El Imperio del Short
¿Se preguntarán? ¿Qué tiene de particular que una pareja de turistas cruce el vestíbulo de un hotel? Nada en absoluto, faltaría, el motivo de mi asombro se debe a que ambos iban en traje de baño y poco más, muy acorde con el Sr. vestido de uniforme y tocado con gorra de plato que les abrió la puerta, y con la araña de cristal, las alfombras persas y el regio mobiliario del hall.
Supongo que en el imaginario popular norteño, Barcelona es una idílica ciudad costera de casitas encaladas donde el sol brilla todos los días del año. Los hombres van todo el día a caballo, lucen largas patillas y chaquetillas toreras, fuman como carreteros, beben mucho vino en las larguísimas comidas y después se echan a dormir la siesta bajo un cocotero. Las mujeres, morenazas y de piel dorada, gustan de llevar vestidos de algodón blanco y pañuelos de mil colores, claveles en el pelo, venden artesanía y frutas exóticas y cantan a todas horas cálidas melodías.
Hay un sinfín de puestos callejeros donde se cocina pescado en enormes parrillas, se asan corderos enteros, en los calderos borbotea la paella y de las fuentes mana sangría. Cada día se celabran corridas, "castells", bailes populares encierros y verbenas. Sólo alguna esporádica reyerta a navaja entre un marido despechado y el amante de su esposa turban la paz de este paraiso.
También es posible que a las personas que visitan la ciudad no las asesoren como es debido en sus agencias de viajes. Es de suponer que la pareja que he mencionado al principio del artículo debió pensar que la arena de la playa llegaba hasta el mismo hotel, pero eso no justifica ni disculpa que paseen a sus anchas en taparrabos.
Por desgracia cosas como esta se ven cada día en nuestra ciudad. Tipos con el torso desnudo, toalla al hombro, caminando por el casco viejo. A primera vista parecen haber sido víctimas de un chorizo que les ha despojado de todo cuanto llevaban ¿Pero entonces, qué leches pintan la toalla, el bronceador y la riñonera? Hordas de vikingos en pantaloncito corto y tocados con sombrero mexicano bajando las Ramblas, rubicundas inglesas sentadas a la mesa de los poquísimos chiringuitos que quedan en la Barceloneta sin la parte de arriba del bikini.

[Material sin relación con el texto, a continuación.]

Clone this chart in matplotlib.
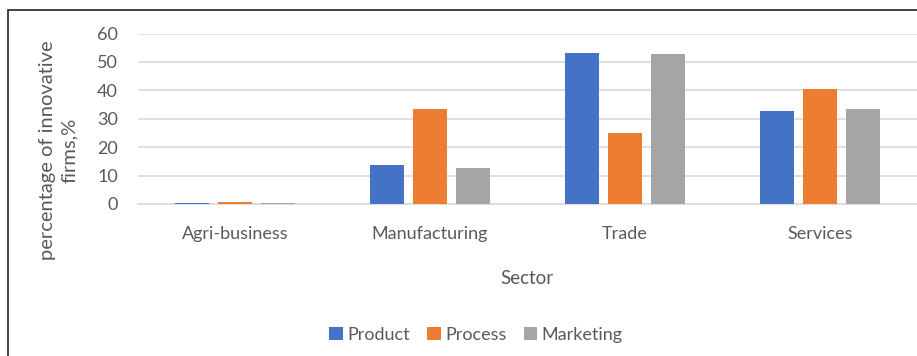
import matplotlib
matplotlib.use("Agg")
import matplotlib.pyplot as plt
import numpy as np
from matplotlib.patches import Rectangle

categories = ["Agri-business", "Manufacturing", "Trade", "Services"]
product = [0.3, 13.6, 53.0, 32.7]
process = [0.6, 33.4, 24.9, 40.6]
marketing = [0.2, 12.7, 52.9, 33.6]
series_names = ["Product", "Process", "Marketing"]
colors = ["#4472C4", "#ED7D31", "#A5A5A5"]
yticks = [0, 10, 20, 30, 40, 50, 60]

plt.rcParams['font.family'] = ['Lato', 'DejaVu Sans']
W, H = 917, 356
fig = plt.figure(figsize=(W/100, H/100), dpi=100)

# outer border
fig.patches.append(Rectangle((8/W, -0.1), 1.2, 1 - 10/H + 0.1, transform=fig.transFigure,
                             fill=False, edgecolor="#222222", linewidth=1.2))

ax = fig.add_axes([137.5/W, 1 - 204/H, 780/W, (204 - 33.5)/H])
x = np.arange(len(categories))
bw = 0.175
step = 0.22
for i, (vals, name, c) in enumerate(zip([product, process, marketing], series_names, colors)):
    ax.bar(x + (i - 1) * step, vals, width=bw, color=c, label=name, zorder=3,
           linewidth=0)

ax.set_xlim(-0.5, len(categories) - 0.5)
ax.set_ylim(0, 60)
ax.set_yticks(yticks)
ax.set_xticks(x)
ax.set_xticklabels(categories)
ax.grid(axis="y", color="#D9D9D9", linewidth=1.2, zorder=0)
for s in ["top", "right", "left"]:
    ax.spines[s].set_visible(False)
ax.spines["bottom"].set_color("#D9D9D9")
ax.spines["bottom"].set_linewidth(1.2)
ax.tick_params(axis="both", length=0, colors="#595959", labelsize=13)
ax.tick_params(axis="x", pad=16)
ax.tick_params(axis="y", pad=14)

fig.text(58/W, 1 - 150/H, "percentage of innovative\nfirms,%", rotation=90,
         ha="center", va="center", fontsize=14.5, color="#595959", linespacing=1.35)
fig.text(527/W, 1 - 279/H, "Sector", ha="center", va="center", fontsize=13.5, color="#595959")

leg = fig.legend(loc="center", bbox_to_anchor=(476/W, 1 - 335/H), ncol=3, frameon=False,
                 fontsize=13, handlelength=0.75, handleheight=0.75, handletextpad=0.25,
                 columnspacing=0.95, labelcolor="#595959")

fig.savefig("out.png", dpi=100)
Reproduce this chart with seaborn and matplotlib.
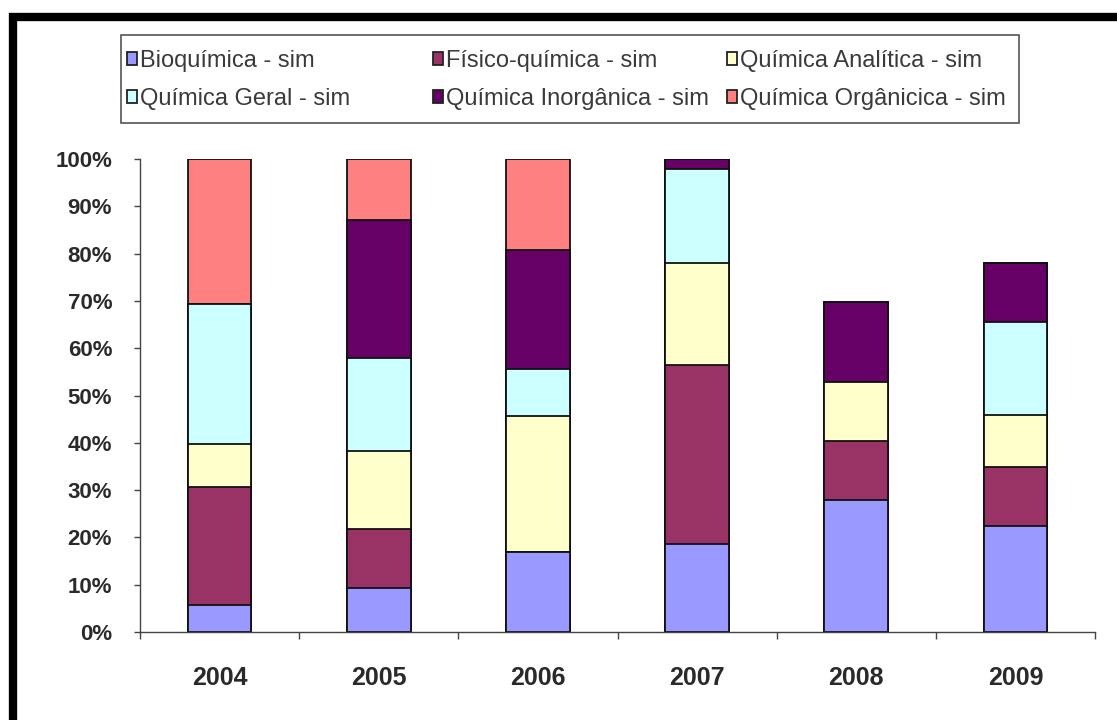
import numpy as np
import pandas as pd
import matplotlib
matplotlib.use("Agg")
import matplotlib.pyplot as plt
import matplotlib.patches as mpatches
from matplotlib.ticker import FuncFormatter, FixedLocator
import seaborn as sns

# ---- data (percent of each year) ----
years = ["2004", "2005", "2006", "2007", "2008", "2009"]
series_names = ["Bioquímica - sim", "Físico-química - sim", "Química Analítica - sim",
                "Química Geral - sim", "Química Inorgânica - sim", "Química Orgânicica - sim"]
bioquimica = [5.7, 9.2, 17.0, 18.5, 27.9, 22.4]
fisico_quimica = [25.0, 12.5, 0.0, 37.9, 12.5, 12.5]
analitica = [9.0, 16.6, 28.6, 21.6, 12.5, 11.0]
geral = [29.7, 19.6, 9.9, 19.8, 0.0, 19.6]
inorganica = [0.0, 29.3, 25.3, 2.2, 16.9, 12.5]
organica = [30.6, 12.8, 19.2, 0.0, 0.0, 0.0]
colors = ["#9999FF", "#993366", "#FFFFCC", "#CCFFFF", "#660066", "#FF8080"]

values = [bioquimica, fisico_quimica, analitica, geral, inorganica, organica]

plt.rcParams["font.family"] = ["Liberation Sans", "DejaVu Sans"]

W, H = 1117, 720
fig = plt.figure(figsize=(W / 100, H / 100), dpi=100)
fig.patch.set_facecolor("white")
ax = fig.add_axes([140 / W, 1 - 632 / H, (1095 - 140) / W, (632 - 159) / H])

cum = np.cumsum(np.array(values), axis=0)
# draw from the top series down so lower segments are painted over
for i in range(len(series_names) - 1, -1, -1):
    df = pd.DataFrame({"year": years, "cum": cum[i]})
    sns.barplot(data=df, x="year", y="cum", order=years, color=colors[i],
                saturation=1, width=0.4, edgecolor="#111111", linewidth=1.3,
                errorbar=None, ax=ax)

ax.set_xlim(-0.5, len(years) - 0.5)
ax.set_ylim(0, 100)
ax.set_yticks(np.arange(0, 101, 10))
ax.yaxis.set_major_formatter(FuncFormatter(lambda v, p: f"{int(round(v))}%"))
ax.set_xlabel("")
ax.set_ylabel("")

for s in ["top", "right"]:
    ax.spines[s].set_visible(False)
for s in ["left", "bottom"]:
    ax.spines[s].set_color("#444444")
    ax.spines[s].set_linewidth(1.0)

ax.tick_params(axis="y", direction="out", length=4, width=1, color="#444444",
               pad=16, labelsize=16, labelcolor="#2a2a2a")
ax.tick_params(axis="x", which="major", length=0, pad=24.5, labelsize=18,
               labelcolor="#2a2a2a")
for lab in ax.get_yticklabels() + ax.get_xticklabels():
    lab.set_fontweight("bold")
ax.xaxis.set_minor_locator(FixedLocator(np.arange(-0.5, len(years), 1.0)))
ax.tick_params(axis="x", which="minor", direction="out", length=5, width=1,
               color="#444444")

# legend: three columns placed separately, one shared frame
handles = [mpatches.Patch(facecolor=c, edgecolor="#222222", linewidth=1.3) for c in colors]
col_x = [127, 433, 727]
for j in range(3):
    idx = [j, j + 3]
    leg = fig.legend([handles[k] for k in idx], [series_names[k] for k in idx],
                     loc="upper left", bbox_to_anchor=(col_x[j] / W, 1 - 50 / H),
                     fontsize=17, frameon=False, handlelength=0.42,
                     handleheight=0.42, handletextpad=0.15, labelspacing=0.67,
                     borderpad=0, borderaxespad=0)
    for t in leg.get_texts():
        t.set_color("#3a3a3a")

legend_frame = mpatches.Rectangle((120.5 / W, 1 - 123 / H), (1019 - 120.5) / W, 88 / H,
                                  transform=fig.transFigure, fill=False,
                                  edgecolor="#555555", linewidth=1.2)
fig.add_artist(legend_frame)

# outer black frame (left and top edges visible)
frame = mpatches.Rectangle((13 / W, -0.2), 1.3, 1.2 - 16.5 / H,
                           transform=fig.transFigure, fill=False,
                           edgecolor="black", linewidth=6, clip_on=False)
fig.add_artist(frame)

fig.savefig("out.png", dpi=100, facecolor="white")
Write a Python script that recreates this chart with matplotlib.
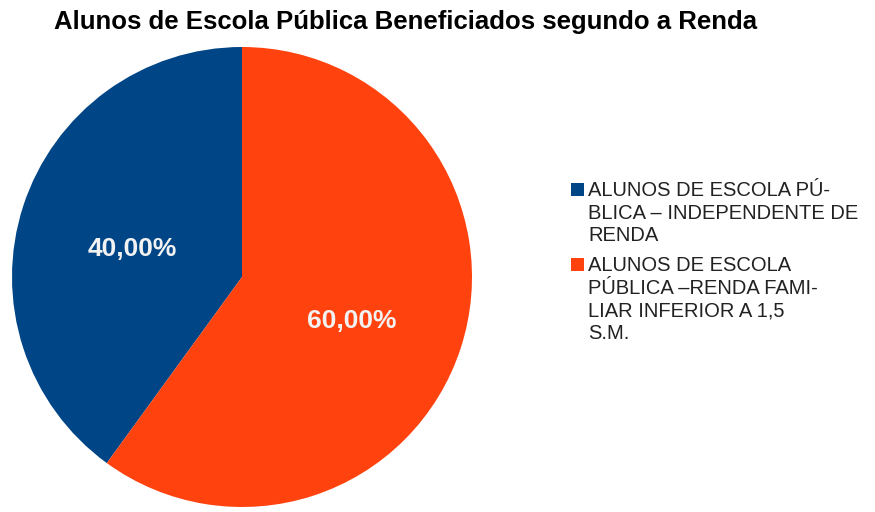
import matplotlib
matplotlib.use("Agg")
from matplotlib import pyplot as plt
from matplotlib.patches import Rectangle
from matplotlib.transforms import offset_copy

plt.rcParams['font.family'] = ['Liberation Sans', 'DejaVu Sans']

title = "Alunos de Escola Pública Beneficiados segundo a Renda"
shares = [40.0, 60.0]
labels = ["ALUNOS DE ESCOLA PÚ-\nBLICA – INDEPENDENTE DE\nRENDA",
          "ALUNOS DE ESCOLA\nPÚBLICA –RENDA FAMI-\nLIAR INFERIOR A 1,5\nS.M."]
colors = ["#004586", "#ff420e"]

W, H = 875, 512
fig = plt.figure(figsize=(W / 100, H / 100), dpi=100)
fig.patch.set_facecolor("white")

# pie box in pixels: left 12, top 47, diameter 460
ax = fig.add_axes([12 / W, (H - 47 - 460) / H, 460 / W, 460 / H])
wedges, texts, autotexts = ax.pie(
    shares, colors=colors, startangle=90, counterclock=True,
    autopct=lambda p: ("%.2f%%" % p).replace(".", ","),
    pctdistance=0.5, radius=1.0,
    textprops=dict(color="#f2f2f2", fontsize=19, fontweight="bold"))
# percentage labels sit a little below the wedge mid-point
for t in autotexts:
    t.set_transform(offset_copy(ax.transData, fig=fig, y=-8, units="dots"))
ax.set_xlim(-1, 1)
ax.set_ylim(-1, 1)
ax.set_aspect("equal")
ax.axis("off")

fig.text(406 / W, 1 - 29 / H, title, ha="center", va="baseline",
         fontsize=18.5, fontweight="bold", color="black")

# legend drawn by hand: marker next to the first line, one text per line
line_step = 22.7
first_baseline = [196, 271]
for lab, wedge, yb in zip(labels, wedges, first_baseline):
    fig.patches.append(Rectangle((571 / W, 1 - yb / H), 13 / W, 13 / H,
                                 transform=fig.transFigure,
                                 facecolor=wedge.get_facecolor(),
                                 edgecolor="none"))
    for i, line in enumerate(lab.split("\n")):
        fig.text(588 / W, 1 - (yb + i * line_step) / H, line,
                 ha="left", va="baseline", fontsize=14.5, color="#222222")

fig.savefig("out.png", dpi=100)
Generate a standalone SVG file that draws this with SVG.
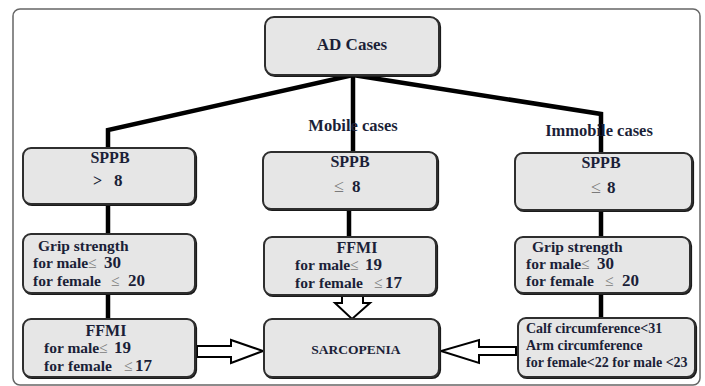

Barcelona se ha lloretizado, salouizado. Tomen ustedes como ejemplo la calle Ferrán, antaño una de las calles con más solera de la ciudad. Pubs irlandeses, mochileros, tiendas de souvenirs, pieles blancas víctimas del quemasol, falafels, colchonetas, chiringuitos que venden pizza en porciones, alpargatas, cadenas de hamburgueserías, establecimientos de cambio de divisas, bañadores, heladerías, menús plastificados en cinco idiomas.
Claro que la culpa no es de los turistas, la culpa es únicamente nuestra, del afán de lucro que nos caracteriza y del poco respeto que le profesamos a nuestra ciudad.
Antes distinguías perfectamente a un guiri por su indumentaria; gorrito, short, sandalias con calcetines. Hoy en día barceloneses de todas las edades y condiciones se han apuntado a la moda" fresca" ¡Arriba el frescor!
¿Llegará el día aciago en que entre uno vestido de traje y corbata en un restaurante y el maitre le sugiera que se desvista y se ponga una braga naútica y una camiseta sin mangas para no incomodar al resto de comensales?
2 comentarios:
Querido Ivo, me has hecho pensar en el cambio que ha dado la calle Ferran. Ha sido tremendo. Me acuerdo de que era más tranquila que ahora. Sin embargo, no recuerdo qué establecimientos había. No me desagrada como está. Muchas veces me distraigo yendo a pasear por esa zona de la ciudad.
Amigo Luigone,
antes era una calle mucho más "barcelonesa". Bares Pepe de esos que anuncian sus platos pintándolos en la luna del local; los de pulpo, vermú de grifo, boquerones, bocadillos fríos y calientes, café con leche, pastas...
Tiendas de ropa, la cuchillería que lleva más años que la Moños y que ahora regentan unos paquistaníes, un par de pastelerías, algún que otro colmado. Recuerdo con especial cariño aquellos sábados lejanísmos en los que la familia al completo daba un paseo por las Ramblas, cruzábamos la calle Ferrán y nos íbamos a comer al restaurante El Burrito, sito detrás de la plaza San Jaime, el local sigue allí, pero está totalmente tomado por los guiris. Para bajar la comida dábamos un paseillo, le echábamos un vistazo a la catedral y acabábamos dando buena cuenta de un suizo y una ensaimada con crema en una de las muchas granjas que había en la calle Petritxol.
Desgraciadamente, todo eso ha pasado a la historia.